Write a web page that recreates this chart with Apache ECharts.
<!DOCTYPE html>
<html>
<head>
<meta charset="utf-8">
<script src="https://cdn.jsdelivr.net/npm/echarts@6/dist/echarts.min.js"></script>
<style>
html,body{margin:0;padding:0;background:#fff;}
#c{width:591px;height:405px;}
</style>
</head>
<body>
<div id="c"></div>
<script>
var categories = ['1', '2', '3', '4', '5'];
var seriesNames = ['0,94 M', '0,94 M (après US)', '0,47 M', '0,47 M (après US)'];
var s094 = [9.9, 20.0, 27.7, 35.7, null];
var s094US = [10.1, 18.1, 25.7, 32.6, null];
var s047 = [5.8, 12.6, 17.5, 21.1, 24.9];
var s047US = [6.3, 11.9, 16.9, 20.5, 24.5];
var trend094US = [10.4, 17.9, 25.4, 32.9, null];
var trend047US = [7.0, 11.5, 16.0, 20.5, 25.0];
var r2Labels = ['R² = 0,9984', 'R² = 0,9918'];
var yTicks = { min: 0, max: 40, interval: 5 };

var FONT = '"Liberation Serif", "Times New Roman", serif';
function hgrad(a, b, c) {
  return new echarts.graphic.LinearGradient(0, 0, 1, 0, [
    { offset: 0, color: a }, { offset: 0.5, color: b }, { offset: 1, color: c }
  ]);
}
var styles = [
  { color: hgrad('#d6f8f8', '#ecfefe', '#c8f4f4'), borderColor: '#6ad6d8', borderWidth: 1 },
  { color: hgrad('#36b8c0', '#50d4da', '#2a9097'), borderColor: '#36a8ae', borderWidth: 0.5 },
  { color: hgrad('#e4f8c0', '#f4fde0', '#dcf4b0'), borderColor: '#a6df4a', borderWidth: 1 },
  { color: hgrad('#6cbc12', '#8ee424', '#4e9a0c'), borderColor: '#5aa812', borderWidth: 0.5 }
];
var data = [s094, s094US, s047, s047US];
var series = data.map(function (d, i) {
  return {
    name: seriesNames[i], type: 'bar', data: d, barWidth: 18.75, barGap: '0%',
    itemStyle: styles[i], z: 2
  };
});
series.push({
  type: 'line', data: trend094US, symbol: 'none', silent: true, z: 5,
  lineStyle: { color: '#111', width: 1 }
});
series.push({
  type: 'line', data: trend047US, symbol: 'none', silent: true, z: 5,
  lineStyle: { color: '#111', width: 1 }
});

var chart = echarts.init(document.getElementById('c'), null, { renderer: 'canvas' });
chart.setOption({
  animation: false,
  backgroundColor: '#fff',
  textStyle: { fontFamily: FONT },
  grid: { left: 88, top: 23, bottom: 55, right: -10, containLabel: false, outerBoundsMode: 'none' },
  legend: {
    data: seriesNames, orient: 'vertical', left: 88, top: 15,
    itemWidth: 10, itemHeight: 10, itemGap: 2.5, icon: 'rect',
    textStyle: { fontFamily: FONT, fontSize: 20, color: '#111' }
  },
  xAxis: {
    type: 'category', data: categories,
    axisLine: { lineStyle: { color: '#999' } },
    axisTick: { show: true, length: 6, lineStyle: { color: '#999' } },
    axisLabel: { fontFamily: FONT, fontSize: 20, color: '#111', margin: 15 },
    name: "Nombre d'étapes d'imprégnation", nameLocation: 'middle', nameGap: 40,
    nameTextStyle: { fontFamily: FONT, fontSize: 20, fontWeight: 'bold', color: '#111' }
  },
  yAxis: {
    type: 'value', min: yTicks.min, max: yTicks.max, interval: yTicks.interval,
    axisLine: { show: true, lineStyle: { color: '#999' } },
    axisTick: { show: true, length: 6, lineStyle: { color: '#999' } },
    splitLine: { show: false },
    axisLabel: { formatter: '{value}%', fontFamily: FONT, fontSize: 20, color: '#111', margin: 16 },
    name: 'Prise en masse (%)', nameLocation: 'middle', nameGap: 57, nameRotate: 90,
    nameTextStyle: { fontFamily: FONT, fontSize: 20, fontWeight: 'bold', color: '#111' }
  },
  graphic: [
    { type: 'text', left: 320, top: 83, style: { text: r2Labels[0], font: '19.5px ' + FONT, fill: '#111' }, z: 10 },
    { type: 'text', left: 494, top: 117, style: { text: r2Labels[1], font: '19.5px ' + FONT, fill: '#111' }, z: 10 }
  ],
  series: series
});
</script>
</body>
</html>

> [TASK DESCRIPTION] Copy the lines from the start of the data verbatim, stopping after the line containing "40, interval: 5".

> [RESULT OF THIS TASK]
Write a web page that recreates this chart with Apache ECharts.
<!DOCTYPE html>
<html>
<head>
<meta charset="utf-8">
<script src="https://cdn.jsdelivr.net/npm/echarts@6/dist/echarts.min.js"></script>
<style>
html,body{margin:0;padding:0;background:#fff;}
#c{width:591px;height:405px;}
</style>
</head>
<body>
<div id="c"></div>
<script>
var categories = ['1', '2', '3', '4', '5'];
var seriesNames = ['0,94 M', '0,94 M (après US)', '0,47 M', '0,47 M (après US)'];
var s094 = [9.9, 20.0, 27.7, 35.7, null];
var s094US = [10.1, 18.1, 25.7, 32.6, null];
var s047 = [5.8, 12.6, 17.5, 21.1, 24.9];
var s047US = [6.3, 11.9, 16.9, 20.5, 24.5];
var trend094US = [10.4, 17.9, 25.4, 32.9, null];
var trend047US = [7.0, 11.5, 16.0, 20.5, 25.0];
var r2Labels = ['R² = 0,9984', 'R² = 0,9918'];
var yTicks = { min: 0, max: 40, interval: 5 };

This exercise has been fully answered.